SOURCE MATERIAL:
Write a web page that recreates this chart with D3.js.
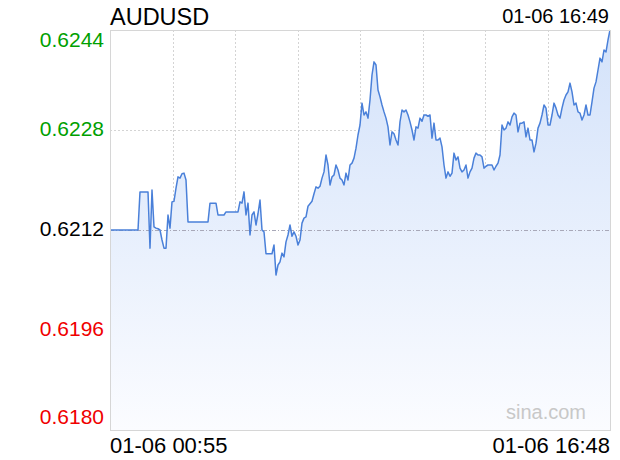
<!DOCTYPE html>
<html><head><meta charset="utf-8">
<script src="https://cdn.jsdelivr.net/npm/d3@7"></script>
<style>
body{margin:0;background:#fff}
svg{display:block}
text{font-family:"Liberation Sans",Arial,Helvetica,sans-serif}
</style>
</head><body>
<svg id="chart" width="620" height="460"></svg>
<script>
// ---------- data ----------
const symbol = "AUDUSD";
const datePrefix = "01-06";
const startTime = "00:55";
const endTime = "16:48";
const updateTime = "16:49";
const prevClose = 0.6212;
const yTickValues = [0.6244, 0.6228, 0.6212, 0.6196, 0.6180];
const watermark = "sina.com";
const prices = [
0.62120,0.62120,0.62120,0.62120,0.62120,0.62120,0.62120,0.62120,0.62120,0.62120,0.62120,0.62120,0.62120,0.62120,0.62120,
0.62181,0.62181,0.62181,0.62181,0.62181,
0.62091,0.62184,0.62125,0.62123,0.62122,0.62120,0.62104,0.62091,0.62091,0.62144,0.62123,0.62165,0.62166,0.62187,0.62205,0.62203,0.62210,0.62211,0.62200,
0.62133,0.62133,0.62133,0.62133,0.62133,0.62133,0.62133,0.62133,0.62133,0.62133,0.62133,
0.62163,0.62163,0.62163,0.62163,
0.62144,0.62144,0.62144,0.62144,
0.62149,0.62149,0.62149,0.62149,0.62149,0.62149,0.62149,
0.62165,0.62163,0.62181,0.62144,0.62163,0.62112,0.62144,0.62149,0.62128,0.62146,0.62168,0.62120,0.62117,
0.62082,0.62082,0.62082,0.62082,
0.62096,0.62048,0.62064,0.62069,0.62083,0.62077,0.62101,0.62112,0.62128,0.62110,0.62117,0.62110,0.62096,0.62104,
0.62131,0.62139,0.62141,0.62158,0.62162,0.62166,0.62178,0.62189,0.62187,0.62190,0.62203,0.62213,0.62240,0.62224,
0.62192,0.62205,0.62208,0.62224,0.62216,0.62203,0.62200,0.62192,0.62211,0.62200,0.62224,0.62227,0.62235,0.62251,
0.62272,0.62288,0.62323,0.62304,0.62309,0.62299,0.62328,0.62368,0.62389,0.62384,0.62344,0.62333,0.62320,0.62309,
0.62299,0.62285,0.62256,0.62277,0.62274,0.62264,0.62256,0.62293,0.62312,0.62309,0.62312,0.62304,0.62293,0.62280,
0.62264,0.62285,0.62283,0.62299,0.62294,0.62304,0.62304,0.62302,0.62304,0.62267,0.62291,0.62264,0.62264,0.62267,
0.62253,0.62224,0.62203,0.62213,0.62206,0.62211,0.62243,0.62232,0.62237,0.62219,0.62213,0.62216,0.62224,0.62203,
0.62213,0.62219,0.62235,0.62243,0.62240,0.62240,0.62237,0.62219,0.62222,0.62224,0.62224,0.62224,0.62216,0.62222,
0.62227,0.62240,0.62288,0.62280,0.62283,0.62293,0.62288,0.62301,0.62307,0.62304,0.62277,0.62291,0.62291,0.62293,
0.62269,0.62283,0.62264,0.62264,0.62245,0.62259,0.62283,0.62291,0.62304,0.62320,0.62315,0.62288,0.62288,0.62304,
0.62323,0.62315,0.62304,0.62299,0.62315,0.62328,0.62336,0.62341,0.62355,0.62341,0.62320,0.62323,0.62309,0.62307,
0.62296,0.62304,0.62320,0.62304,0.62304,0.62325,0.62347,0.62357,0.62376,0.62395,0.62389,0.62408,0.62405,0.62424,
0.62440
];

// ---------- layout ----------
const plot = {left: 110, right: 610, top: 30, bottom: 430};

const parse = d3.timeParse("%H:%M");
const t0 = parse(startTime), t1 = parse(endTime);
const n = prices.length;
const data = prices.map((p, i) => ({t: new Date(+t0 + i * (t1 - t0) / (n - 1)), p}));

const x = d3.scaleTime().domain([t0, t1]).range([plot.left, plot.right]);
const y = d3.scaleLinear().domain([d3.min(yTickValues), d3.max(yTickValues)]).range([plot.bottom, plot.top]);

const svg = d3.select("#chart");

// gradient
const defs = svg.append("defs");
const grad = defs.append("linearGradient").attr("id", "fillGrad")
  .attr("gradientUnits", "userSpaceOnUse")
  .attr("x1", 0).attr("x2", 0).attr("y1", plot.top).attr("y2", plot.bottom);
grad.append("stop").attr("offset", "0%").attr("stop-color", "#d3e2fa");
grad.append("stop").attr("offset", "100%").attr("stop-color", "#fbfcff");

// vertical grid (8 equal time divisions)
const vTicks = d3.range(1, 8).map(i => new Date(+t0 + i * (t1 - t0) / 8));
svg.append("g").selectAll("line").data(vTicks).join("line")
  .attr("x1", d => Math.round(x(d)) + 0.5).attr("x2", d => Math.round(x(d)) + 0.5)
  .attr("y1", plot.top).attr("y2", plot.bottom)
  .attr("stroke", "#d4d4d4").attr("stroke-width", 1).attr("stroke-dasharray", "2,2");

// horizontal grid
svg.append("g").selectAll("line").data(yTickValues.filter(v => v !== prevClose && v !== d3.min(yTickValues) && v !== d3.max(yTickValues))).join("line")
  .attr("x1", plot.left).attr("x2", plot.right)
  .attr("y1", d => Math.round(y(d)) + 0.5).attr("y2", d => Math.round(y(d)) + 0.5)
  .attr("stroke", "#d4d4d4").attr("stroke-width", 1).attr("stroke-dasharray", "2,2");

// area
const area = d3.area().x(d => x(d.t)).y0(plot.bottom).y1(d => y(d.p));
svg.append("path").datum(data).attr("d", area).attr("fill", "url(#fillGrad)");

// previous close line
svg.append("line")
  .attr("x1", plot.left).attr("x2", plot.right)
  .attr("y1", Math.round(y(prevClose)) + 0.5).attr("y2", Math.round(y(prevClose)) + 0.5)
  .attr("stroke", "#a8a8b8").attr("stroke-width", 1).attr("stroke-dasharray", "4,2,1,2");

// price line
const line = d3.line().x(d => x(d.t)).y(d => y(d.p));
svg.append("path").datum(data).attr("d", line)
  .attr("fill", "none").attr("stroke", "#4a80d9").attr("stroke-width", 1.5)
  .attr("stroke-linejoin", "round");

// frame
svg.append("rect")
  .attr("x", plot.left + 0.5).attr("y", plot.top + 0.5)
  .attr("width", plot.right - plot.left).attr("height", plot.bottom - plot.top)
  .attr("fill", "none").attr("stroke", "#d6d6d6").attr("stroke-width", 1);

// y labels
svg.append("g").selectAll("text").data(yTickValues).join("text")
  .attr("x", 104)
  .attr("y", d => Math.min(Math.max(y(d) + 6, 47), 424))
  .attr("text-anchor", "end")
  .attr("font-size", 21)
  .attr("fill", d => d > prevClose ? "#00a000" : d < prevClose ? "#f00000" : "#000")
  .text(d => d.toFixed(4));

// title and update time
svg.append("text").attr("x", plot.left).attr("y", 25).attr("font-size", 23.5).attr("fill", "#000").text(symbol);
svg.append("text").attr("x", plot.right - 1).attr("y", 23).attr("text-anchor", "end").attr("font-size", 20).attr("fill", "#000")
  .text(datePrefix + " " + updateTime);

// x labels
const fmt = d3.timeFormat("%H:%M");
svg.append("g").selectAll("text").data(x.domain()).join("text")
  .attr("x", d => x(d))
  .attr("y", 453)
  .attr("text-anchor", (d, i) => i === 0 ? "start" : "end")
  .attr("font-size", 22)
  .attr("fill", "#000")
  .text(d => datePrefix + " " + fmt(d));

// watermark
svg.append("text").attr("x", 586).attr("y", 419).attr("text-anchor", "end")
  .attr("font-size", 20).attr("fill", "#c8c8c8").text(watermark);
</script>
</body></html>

GOAL OF THE EXERCISE:
Transcribe all of the material exactly, leaving out whatever pictures it contains.

FINAL RESULT:
Write a web page that recreates this chart with D3.js.
<!DOCTYPE html>
<html><head><meta charset="utf-8">
<script src="https://cdn.jsdelivr.net/npm/d3@7"></script>
<style>
body{margin:0;background:#fff}
svg{display:block}
text{font-family:"Liberation Sans",Arial,Helvetica,sans-serif}
</style>
</head><body>
<svg id="chart" width="620" height="460"></svg>
<script>
// ---------- data ----------
const symbol = "AUDUSD";
const datePrefix = "01-06";
const startTime = "00:55";
const endTime = "16:48";
const updateTime = "16:49";
const prevClose = 0.6212;
const yTickValues = [0.6244, 0.6228, 0.6212, 0.6196, 0.6180];
const watermark = "sina.com";
const prices = [
0.62120,0.62120,0.62120,0.62120,0.62120,0.62120,0.62120,0.62120,0.62120,0.62120,0.62120,0.62120,0.62120,0.62120,0.62120,
0.62181,0.62181,0.62181,0.62181,0.62181,
0.62091,0.62184,0.62125,0.62123,0.62122,0.62120,0.62104,0.62091,0.62091,0.62144,0.62123,0.62165,0.62166,0.62187,0.62205,0.62203,0.62210,0.62211,0.62200,
0.62133,0.62133,0.62133,0.62133,0.62133,0.62133,0.62133,0.62133,0.62133,0.62133,0.62133,
0.62163,0.62163,0.62163,0.62163,
0.62144,0.62144,0.62144,0.62144,
0.62149,0.62149,0.62149,0.62149,0.62149,0.62149,0.62149,
0.62165,0.62163,0.62181,0.62144,0.62163,0.62112,0.62144,0.62149,0.62128,0.62146,0.62168,0.62120,0.62117,
0.62082,0.62082,0.62082,0.62082,
0.62096,0.62048,0.62064,0.62069,0.62083,0.62077,0.62101,0.62112,0.62128,0.62110,0.62117,0.62110,0.62096,0.62104,
0.62131,0.62139,0.62141,0.62158,0.62162,0.62166,0.62178,0.62189,0.62187,0.62190,0.62203,0.62213,0.62240,0.62224,
0.62192,0.62205,0.62208,0.62224,0.62216,0.62203,0.62200,0.62192,0.62211,0.62200,0.62224,0.62227,0.62235,0.62251,
0.62272,0.62288,0.62323,0.62304,0.62309,0.62299,0.62328,0.62368,0.62389,0.62384,0.62344,0.62333,0.62320,0.62309,
0.62299,0.62285,0.62256,0.62277,0.62274,0.62264,0.62256,0.62293,0.62312,0.62309,0.62312,0.62304,0.62293,0.62280,
0.62264,0.62285,0.62283,0.62299,0.62294,0.62304,0.62304,0.62302,0.62304,0.62267,0.62291,0.62264,0.62264,0.62267,
0.62253,0.62224,0.62203,0.62213,0.62206,0.62211,0.62243,0.62232,0.62237,0.62219,0.62213,0.62216,0.62224,0.62203,
0.62213,0.62219,0.62235,0.62243,0.62240,0.62240,0.62237,0.62219,0.62222,0.62224,0.62224,0.62224,0.62216,0.62222,
0.62227,0.62240,0.62288,0.62280,0.62283,0.62293,0.62288,0.62301,0.62307,0.62304,0.62277,0.62291,0.62291,0.62293,
0.62269,0.62283,0.62264,0.62264,0.62245,0.62259,0.62283,0.62291,0.62304,0.62320,0.62315,0.62288,0.62288,0.62304,
0.62323,0.62315,0.62304,0.62299,0.62315,0.62328,0.62336,0.62341,0.62355,0.62341,0.62320,0.62323,0.62309,0.62307,
0.62296,0.62304,0.62320,0.62304,0.62304,0.62325,0.62347,0.62357,0.62376,0.62395,0.62389,0.62408,0.62405,0.62424,
0.62440
];

// ---------- layout ----------
const plot = {left: 110, right: 610, top: 30, bottom: 430};

const parse = d3.timeParse("%H:%M");
const t0 = parse(startTime), t1 = parse(endTime);
const n = prices.length;
const data = prices.map((p, i) => ({t: new Date(+t0 + i * (t1 - t0) / (n - 1)), p}));

const x = d3.scaleTime().domain([t0, t1]).range([plot.left, plot.right]);
const y = d3.scaleLinear().domain([d3.min(yTickValues), d3.max(yTickValues)]).range([plot.bottom, plot.top]);

const svg = d3.select("#chart");

// gradient
const defs = svg.append("defs");
const grad = defs.append("linearGradient").attr("id", "fillGrad")
  .attr("gradientUnits", "userSpaceOnUse")
  .attr("x1", 0).attr("x2", 0).attr("y1", plot.top).attr("y2", plot.bottom);
grad.append("stop").attr("offset", "0%").attr("stop-color", "#d3e2fa");
grad.append("stop").attr("offset", "100%").attr("stop-color", "#fbfcff");

// vertical grid (8 equal time divisions)
const vTicks = d3.range(1, 8).map(i => new Date(+t0 + i * (t1 - t0) / 8));
svg.append("g").selectAll("line").data(vTicks).join("line")
  .attr("x1", d => Math.round(x(d)) + 0.5).attr("x2", d => Math.round(x(d)) + 0.5)
  .attr("y1", plot.top).attr("y2", plot.bottom)
  .attr("stroke", "#d4d4d4").attr("stroke-width", 1).attr("stroke-dasharray", "2,2");

// horizontal grid
svg.append("g").selectAll("line").data(yTickValues.filter(v => v !== prevClose && v !== d3.min(yTickValues) && v !== d3.max(yTickValues))).join("line")
  .attr("x1", plot.left).attr("x2", plot.right)
  .attr("y1", d => Math.round(y(d)) + 0.5).attr("y2", d => Math.round(y(d)) + 0.5)
  .attr("stroke", "#d4d4d4").attr("stroke-width", 1).attr("stroke-dasharray", "2,2");

// area
const area = d3.area().x(d => x(d.t)).y0(plot.bottom).y1(d => y(d.p));
svg.append("path").datum(data).attr("d", area).attr("fill", "url(#fillGrad)");

// previous close line
svg.append("line")
  .attr("x1", plot.left).attr("x2", plot.right)
  .attr("y1", Math.round(y(prevClose)) + 0.5).attr("y2", Math.round(y(prevClose)) + 0.5)
  .attr("stroke", "#a8a8b8").attr("stroke-width", 1).attr("stroke-dasharray", "4,2,1,2");

// price line
const line = d3.line().x(d => x(d.t)).y(d => y(d.p));
svg.append("path").datum(data).attr("d", line)
  .attr("fill", "none").attr("stroke", "#4a80d9").attr("stroke-width", 1.5)
  .attr("stroke-linejoin", "round");

// frame
svg.append("rect")
  .attr("x", plot.left + 0.5).attr("y", plot.top + 0.5)
  .attr("width", plot.right - plot.left).attr("height", plot.bottom - plot.top)
  .attr("fill", "none").attr("stroke", "#d6d6d6").attr("stroke-width", 1);

// y labels
svg.append("g").selectAll("text").data(yTickValues).join("text")
  .attr("x", 104)
  .attr("y", d => Math.min(Math.max(y(d) + 6, 47), 424))
  .attr("text-anchor", "end")
  .attr("font-size", 21)
  .attr("fill", d => d > prevClose ? "#00a000" : d < prevClose ? "#f00000" : "#000")
  .text(d => d.toFixed(4));

// title and update time
svg.append("text").attr("x", plot.left).attr("y", 25).attr("font-size", 23.5).attr("fill", "#000").text(symbol);
svg.append("text").attr("x", plot.right - 1).attr("y", 23).attr("text-anchor", "end").attr("font-size", 20).attr("fill", "#000")
  .text(datePrefix + " " + updateTime);

// x labels
const fmt = d3.timeFormat("%H:%M");
svg.append("g").selectAll("text").data(x.domain()).join("text")
  .attr("x", d => x(d))
  .attr("y", 453)
  .attr("text-anchor", (d, i) => i === 0 ? "start" : "end")
  .attr("font-size", 22)
  .attr("fill", "#000")
  .text(d => datePrefix + " " + fmt(d));

// watermark
svg.append("text").attr("x", 586).attr("y", 419).attr("text-anchor", "end")
  .attr("font-size", 20).attr("fill", "#c8c8c8").text(watermark);
</script>
</body></html>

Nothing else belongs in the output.